Sri Lanka Blocks Websites Insulting Political Leaders

By: Qichen Zhang on 7 November 2011

Officials in Sri Lanka blocked six websites this week, claiming that they insulted important political leaders in the country and committed "character assassination," reports the Washington Post. The sites taken down include those of the United Front Party, an opposing political group to the current regime, the Sri Lankan Guardian, and the Sri Lanka Mirror.

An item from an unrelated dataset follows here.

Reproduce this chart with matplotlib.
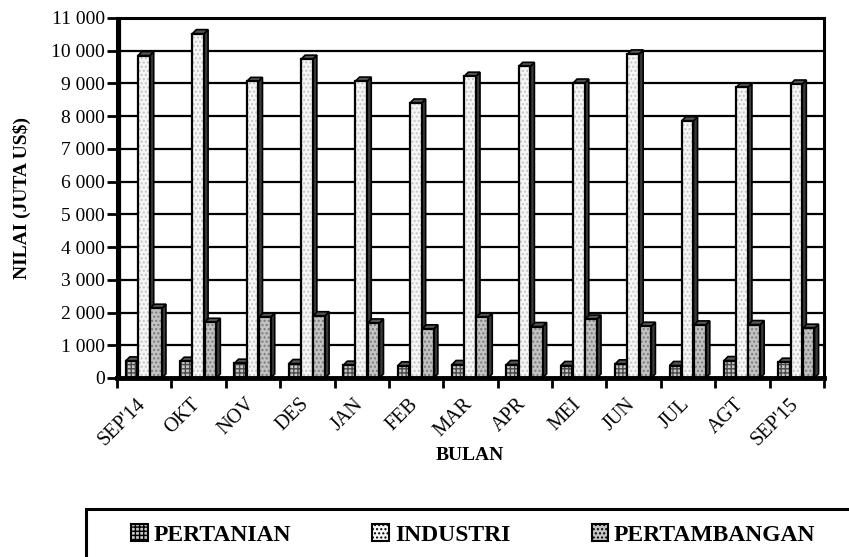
import matplotlib
matplotlib.use("Agg")
import matplotlib.pyplot as plt
from matplotlib.patches import Rectangle, Polygon, Patch
from matplotlib.ticker import FixedLocator, FuncFormatter
from matplotlib.transforms import ScaledTranslation

plt.rcParams['font.family'] = ['Liberation Serif', 'DejaVu Serif']

categories = ["SEP'14", "OKT", "NOV", "DES", "JAN", "FEB", "MAR", "APR",
              "MEI", "JUN", "JUL", "AGT", "SEP'15"]
pertanian = [520, 510, 450, 440, 390, 370, 410, 410, 380, 430, 380, 530, 480]
industri = [9850, 10520, 9060, 9740, 9070, 8400, 9220, 9520, 9010, 9900, 7860, 8880, 8980]
pertambangan = [2130, 1700, 1860, 1900, 1680, 1500, 1860, 1570, 1800, 1580, 1620, 1630, 1520]
series_names = ["PERTANIAN", "INDUSTRI", "PERTAMBANGAN"]
y_ticks = list(range(0, 11001, 1000))

W, H = 849, 557
fig = plt.figure(figsize=(W / 100, H / 100), dpi=100)
ax = fig.add_axes([117 / W, 1 - 378 / H, 707 / W, 360 / H])
ax.set_xlim(0, len(categories))
ax.set_ylim(0, 11000)

# styles: (facecolor, hatch, hatchcolor)
styles = [("#c8c8c8", "++++", "#4a4a4a"),
          ("#f6f6f6", "....", "#c4c4c4"),
          ("#c2c2c2", "....", "#7a7a7a")]
bw = 0.215
start = 0.16
dx = 0.075
dy = 125

ax.set_axisbelow(True)
ax.yaxis.grid(True, color="black", lw=1.6)
ax.axvline(0.06, color="black", lw=1.6, zorder=1)

for i in range(len(categories)):
    for s, vals in enumerate([pertanian, industri, pertambangan]):
        v = vals[i]
        x0 = i + start + s * (bw + 0.01)
        x1 = x0 + bw
        fc, hatch, hc = styles[s]
        z = 3 + s * 0.1 + i * 0.001
        ax.add_patch(Polygon([(x1, 0), (x1 + dx, dy), (x1 + dx, v + dy), (x1, v)],
                             closed=True, facecolor="#3a3a3a", edgecolor="black",
                             lw=1.2, zorder=z))
        ax.add_patch(Polygon([(x0, v), (x0 + dx, v + dy), (x1 + dx, v + dy), (x1, v)],
                             closed=True, facecolor="#555555", edgecolor="black",
                             lw=1.2, zorder=z))
        ax.add_patch(Rectangle((x0, 0), bw, v, facecolor=fc, edgecolor=hc,
                               hatch=hatch, lw=0, zorder=z))
        ax.add_patch(Rectangle((x0, 0), bw, v, fill=False, edgecolor="black",
                               lw=1.6, zorder=z))

for side in ["top", "right", "left"]:
    ax.spines[side].set_linewidth(2.2)
ax.spines["bottom"].set_linewidth(3.5)
ax.spines["bottom"].set_zorder(10)

ax.yaxis.set_major_locator(FixedLocator(y_ticks))
ax.yaxis.set_major_formatter(FuncFormatter(lambda v, p: f"{int(v):,}".replace(",", " ")))
ax.tick_params(axis="y", direction="out", length=7.5, width=2, labelsize=14, pad=1)

ax.set_xticks(range(len(categories) + 1))
ax.set_xticklabels([])
ax.set_xticks([i + 0.5 for i in range(len(categories))], minor=True)
ax.set_xticklabels(categories, minor=True)
ax.tick_params(axis="x", which="major", direction="out", length=7, width=2)
ax.tick_params(axis="x", which="minor", length=0, labelsize=14.5, pad=12)
shift = ScaledTranslation(-8 / 100, 0, fig.dpi_scale_trans)
for lab in ax.get_xticklabels(minor=True):
    lab.set_rotation(45)
    lab.set_ha("right")
    lab.set_va("top")
    lab.set_rotation_mode("anchor")
    lab.set_transform(lab.get_transform() + shift)

fig.text(470 / W, 1 - 455 / H, "BULAN", ha="center", va="center",
         fontsize=14, fontweight="bold")
fig.text(22 / W, 1 - 198 / H, "NILAI (JUTA US$)", ha="center", va="center",
         rotation=90, fontsize=14, fontweight="bold")

# legend box (extends past the figure edges on right and bottom)
fig.patches.append(Rectangle((86 / W, -0.2), 1.0, 0.2 + (H - 509) / H,
                             transform=fig.transFigure, fill=False,
                             edgecolor="black", lw=2.2, clip_on=False))
handles = [Patch(facecolor=st[0], edgecolor="black", hatch=st[1], lw=1.5) for st in styles]
leg = fig.legend(handles, series_names, loc="center left",
                 bbox_to_anchor=(131 / W, 1 - 535 / H), ncol=3, frameon=False,
                 borderpad=0, prop={"weight": "bold", "size": 17},
                 handlelength=0.7, handleheight=0.7, handletextpad=0.25,
                 columnspacing=3.45, borderaxespad=0)

fig.savefig("out.png", dpi=100)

Sri Lankan laws do not prevent the publishing critical comments about the government, but they do take measures against defamation. Regardless of the legal legitimacy of the takedown, critics of the decision state that this is only another instance in a pattern of censorship in the country. In 2007, Tamilnet, a website supporting Tamils, was blocked and remains banned to this day. UNP member of parliament Mangala Samaraweera, one of the loudest critics of Internet censorship in Sri Lanka, said:

We are surprised by the government's call for websites to register with the government. It is nothing, but the government is paranoid.

The American embassy has also voiced concern over the blocking of Sri Lankan news site Lanka-e-News. In a statement, they wrote:

We therefore call on the Sri Lankan authorities and the management of Sri Lankan telecommunications firms to stop activities aimed at blocking free access in Sri Lanka to all legitimate media websites, including Lanka-e-News.

The government has also recently stepped up its efforts to encourage websites to register with the Media Ministry. This effort to pressure websites available in Sri Lanka to conform to Sri Lankan media laws isn't surprising after last week's mass ban. But when Director General of Sri Lanka's Information Department Ariyarathna Athugala was asked the reason for the recent move, he gave no elaboration, just that the government "requests" websites comply with this new development.